An Alberta retiree has regained access to a home she unknowingly rented to a “Freeman-on-the-Land,” who turned the property into an “embassy” and refused to pay full rent.

Andreas Pirelli was removed from the duplex after a judge ordered him to leave and pay the rent and utilities owed to Rebekah Caverhill, the property’s owner.

Caverhill said she rented the place to Pirelli for free for three months in exchange for him doing some home renovations.

But Pirelli changed the locks and declared the property a sovereign embassy, sent her a $26,000 bill for his renovation work, and put a lien on the house.

On Monday, Caverhill toured her home with a CTV Calgary reporter. It was filled with office furniture, about a dozen computers with their hard-drives removed by police, a copy of a search warrant, Freeman-on-the-Land literature and dirty clothes.

“It’s a war room,” said Caverhill. “It’s making war on Canada.”

Pirelli was arrested on Friday on a Canada-wide warrant. In 2007, he was charged for allegedly pushing a landlady down a flight of stairs in Montreal.

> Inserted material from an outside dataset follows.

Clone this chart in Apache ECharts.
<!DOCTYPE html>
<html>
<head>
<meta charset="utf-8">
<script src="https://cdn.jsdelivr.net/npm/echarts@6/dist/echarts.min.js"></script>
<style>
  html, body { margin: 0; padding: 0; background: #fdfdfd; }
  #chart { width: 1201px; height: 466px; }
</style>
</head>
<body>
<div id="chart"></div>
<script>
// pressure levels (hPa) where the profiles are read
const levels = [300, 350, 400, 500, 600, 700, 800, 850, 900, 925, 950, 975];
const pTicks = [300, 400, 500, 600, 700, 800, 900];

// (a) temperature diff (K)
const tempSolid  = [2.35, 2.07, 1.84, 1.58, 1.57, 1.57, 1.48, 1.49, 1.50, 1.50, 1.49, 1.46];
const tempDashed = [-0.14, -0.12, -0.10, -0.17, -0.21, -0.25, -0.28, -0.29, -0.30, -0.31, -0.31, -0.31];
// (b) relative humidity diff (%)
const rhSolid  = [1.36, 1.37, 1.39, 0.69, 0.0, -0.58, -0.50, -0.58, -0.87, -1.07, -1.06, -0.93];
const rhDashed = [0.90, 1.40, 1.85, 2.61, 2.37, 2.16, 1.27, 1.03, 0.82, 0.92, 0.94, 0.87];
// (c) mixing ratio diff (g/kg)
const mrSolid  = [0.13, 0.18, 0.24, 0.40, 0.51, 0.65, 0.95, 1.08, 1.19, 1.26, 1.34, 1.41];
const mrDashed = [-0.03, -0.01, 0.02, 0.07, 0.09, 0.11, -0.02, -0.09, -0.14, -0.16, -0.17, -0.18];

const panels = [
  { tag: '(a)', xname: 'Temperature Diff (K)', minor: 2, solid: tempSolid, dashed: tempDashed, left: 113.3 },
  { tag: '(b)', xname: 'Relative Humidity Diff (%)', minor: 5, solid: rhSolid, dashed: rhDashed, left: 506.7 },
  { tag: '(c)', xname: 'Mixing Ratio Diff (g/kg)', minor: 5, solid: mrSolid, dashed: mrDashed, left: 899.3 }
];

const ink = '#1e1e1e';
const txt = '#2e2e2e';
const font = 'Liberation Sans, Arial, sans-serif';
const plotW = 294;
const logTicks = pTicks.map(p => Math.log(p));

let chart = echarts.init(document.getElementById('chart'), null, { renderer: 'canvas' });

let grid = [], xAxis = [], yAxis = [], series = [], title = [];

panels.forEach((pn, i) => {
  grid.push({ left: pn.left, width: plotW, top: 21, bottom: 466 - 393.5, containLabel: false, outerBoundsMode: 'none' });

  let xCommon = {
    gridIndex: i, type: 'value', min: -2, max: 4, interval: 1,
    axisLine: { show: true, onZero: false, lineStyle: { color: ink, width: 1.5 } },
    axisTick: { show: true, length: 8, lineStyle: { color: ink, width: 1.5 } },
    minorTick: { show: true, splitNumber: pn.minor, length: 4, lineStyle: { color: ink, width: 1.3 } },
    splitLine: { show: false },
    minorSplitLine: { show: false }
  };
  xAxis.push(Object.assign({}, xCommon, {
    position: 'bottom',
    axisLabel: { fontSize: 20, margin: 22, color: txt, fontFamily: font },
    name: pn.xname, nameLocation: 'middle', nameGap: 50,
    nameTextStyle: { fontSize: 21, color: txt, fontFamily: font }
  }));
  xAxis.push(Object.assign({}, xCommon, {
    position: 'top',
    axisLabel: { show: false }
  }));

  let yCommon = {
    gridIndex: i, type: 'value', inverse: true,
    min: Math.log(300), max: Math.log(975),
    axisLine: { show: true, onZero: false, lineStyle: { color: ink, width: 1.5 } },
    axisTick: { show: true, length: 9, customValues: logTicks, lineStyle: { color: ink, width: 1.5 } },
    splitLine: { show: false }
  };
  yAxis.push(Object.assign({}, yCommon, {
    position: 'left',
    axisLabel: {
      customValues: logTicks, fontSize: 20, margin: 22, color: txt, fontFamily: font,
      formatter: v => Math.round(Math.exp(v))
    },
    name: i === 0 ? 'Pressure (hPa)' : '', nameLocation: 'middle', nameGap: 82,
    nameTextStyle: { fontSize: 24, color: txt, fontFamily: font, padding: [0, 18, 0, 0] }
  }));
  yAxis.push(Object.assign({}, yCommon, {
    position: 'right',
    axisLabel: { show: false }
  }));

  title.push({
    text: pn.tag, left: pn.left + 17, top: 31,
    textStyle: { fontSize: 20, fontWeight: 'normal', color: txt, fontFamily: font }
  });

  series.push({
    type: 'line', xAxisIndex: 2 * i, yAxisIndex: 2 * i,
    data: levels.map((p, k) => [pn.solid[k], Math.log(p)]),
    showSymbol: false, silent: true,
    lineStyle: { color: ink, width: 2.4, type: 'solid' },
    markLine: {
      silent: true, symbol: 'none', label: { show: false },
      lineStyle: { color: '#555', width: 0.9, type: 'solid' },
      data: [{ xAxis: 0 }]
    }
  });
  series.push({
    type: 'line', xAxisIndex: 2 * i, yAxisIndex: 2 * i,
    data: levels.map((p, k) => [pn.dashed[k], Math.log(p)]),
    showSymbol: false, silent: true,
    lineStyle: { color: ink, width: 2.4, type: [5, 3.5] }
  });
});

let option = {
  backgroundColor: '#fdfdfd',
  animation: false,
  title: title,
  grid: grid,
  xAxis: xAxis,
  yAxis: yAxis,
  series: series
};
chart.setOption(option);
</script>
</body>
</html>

An arrest warrant was issued in May 2010, when he failed to show up during his trial.

Calgary officials said he will be transported back to Quebec, and he could also face charges in Alberta.

“Whether that be through one tool or another, it’s important that they face the consequence for the actions that have harmed others and violated the laws,” Service Alberta Minister Manmeet Bhullar said Monday.

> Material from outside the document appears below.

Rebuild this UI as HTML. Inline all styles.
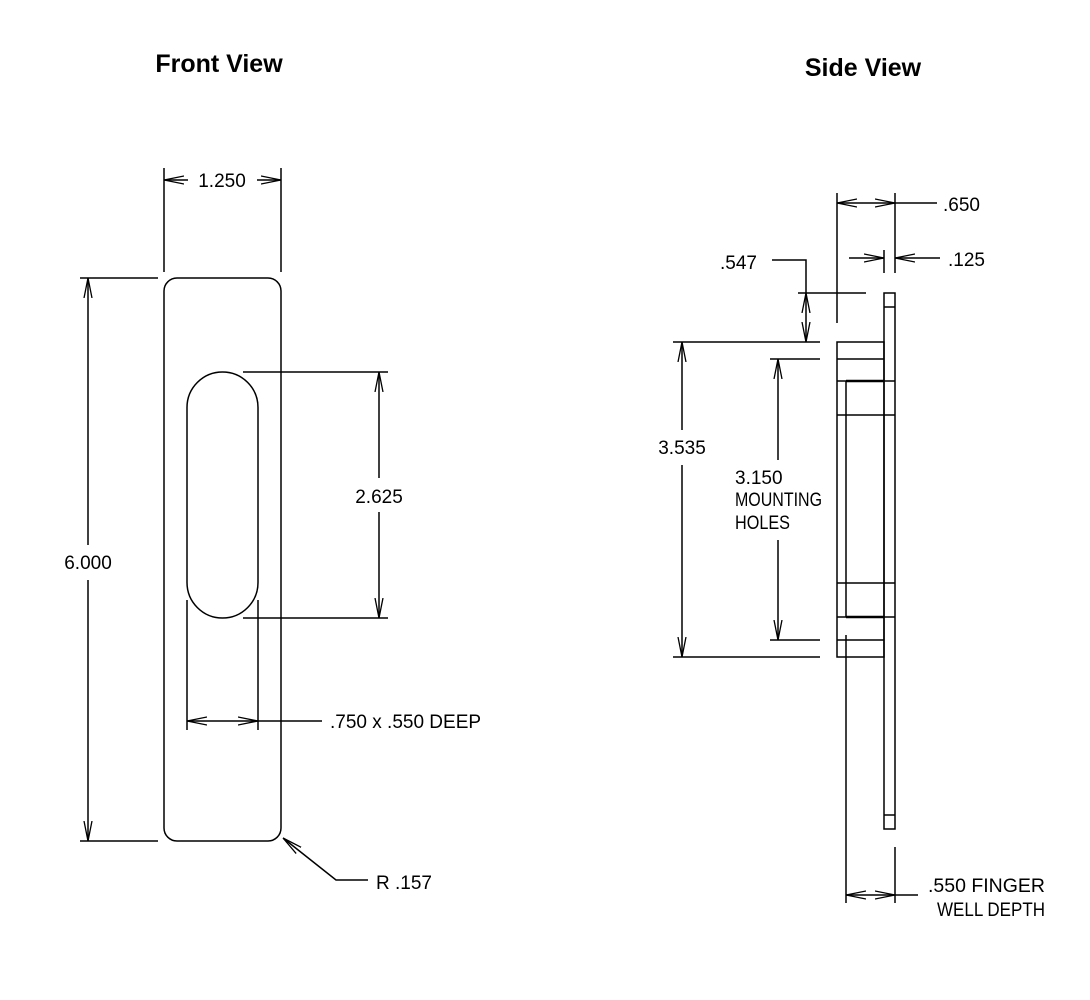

Followers of the Freeman-on-the-Land movement believe citizens only have to follow a nation’s laws if they want to, and use pseudo-legalistic maneuvers in an attempt to avoid paying taxes, drive without a licence, or pay spousal support.

In 2012, an Alberta judge delivered a 185-page ruling on a Freeman-on-the-Land case and took aim at the movement as a whole, calling those who promote its ideas “parasites who must be stopped.”

Justice John Rooke called Freemen-on-the-Land members who tie up the courts “Organized Pseudolegal Commercial Argument litigants,” who “disrupt court operations and … attempt to frustrate the legal rights of governments, corporations, and individuals.”

Pirelli has refused CTV News’ requests for comment.